Speaker
Description
The MALTA (Monolithic pixel sensor from ALICE To ATLAS) is a monolithic silicon pixel sensor that has been designed in the 180 nm CMOS imaging process of TowerJazz. It was designed to be compatible with conditions like in the outermost pixel layer of the ATLAS ITk High Luminosity upgrade, with a required radiation hardness up to a fluence of $1\times 10^{15}\,n_{eq}/cm^2$ and a TID of $80\,{Mrad}$. The MALTA sensor is a $2\,\times\,2\,cm^2$ large prototype, including a matrix of $512\times512$ squared pixel with a pitch of $36.4\,\mu m$. The pixel features a small collection electrode pixel, achieving a low input capacitance of about 2~fF, and the matrix is red out using a novel asynchronous architecture. The low input capacitance, the front-end design and the implemented readout architecture yield a very low power consumption, $75\,mW/cm^2$ and $2.5\,mW/cm^2$ for analog and digital power, respectively, at the target data rate ($\sim 80\,MHz/cm^2$).
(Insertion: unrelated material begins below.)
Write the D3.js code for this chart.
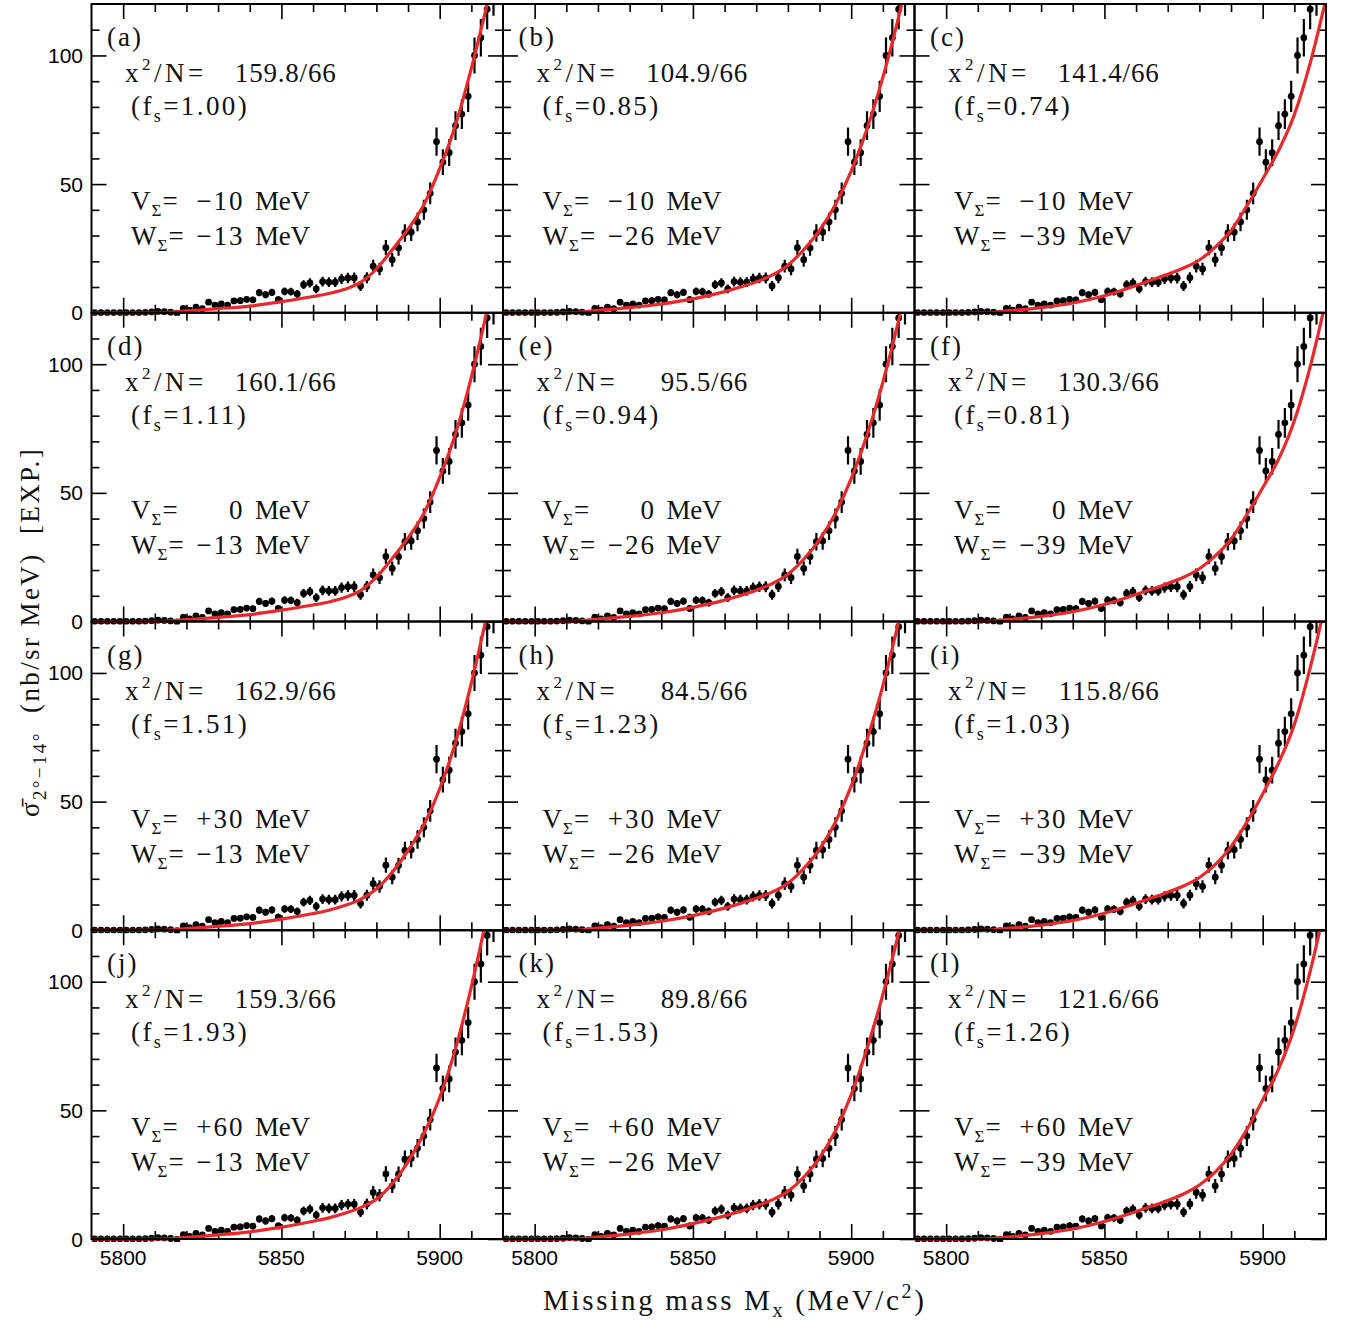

The promising results of the first chips (early 2018), before and after irradiation, triggered the development of two technology modifications to enhance the sensor radiation hardness. These fixes have been implemented first on a small scale prototypes, the MiniMALTA which was delivered in fall 2018, and then in a re-iteration of the MALTA chip, available in mid 2019. Both sensors have been tested in the laboratory and in a particle testbeam, demonstrating to achieve full efficiency after irradiation. The results of the tests will be presented. The MALTA chip has been used to develop a CMOS compatible in-silicon buried channel technology (BCT) for sensor cooling, and to produce preliminary studies about the design of a large area CMOS detector ($> 4\,\times\,4\, cm^2$). The electrical test performed on a functional prototype after BCT processing and the large area detector studies will be presented as well.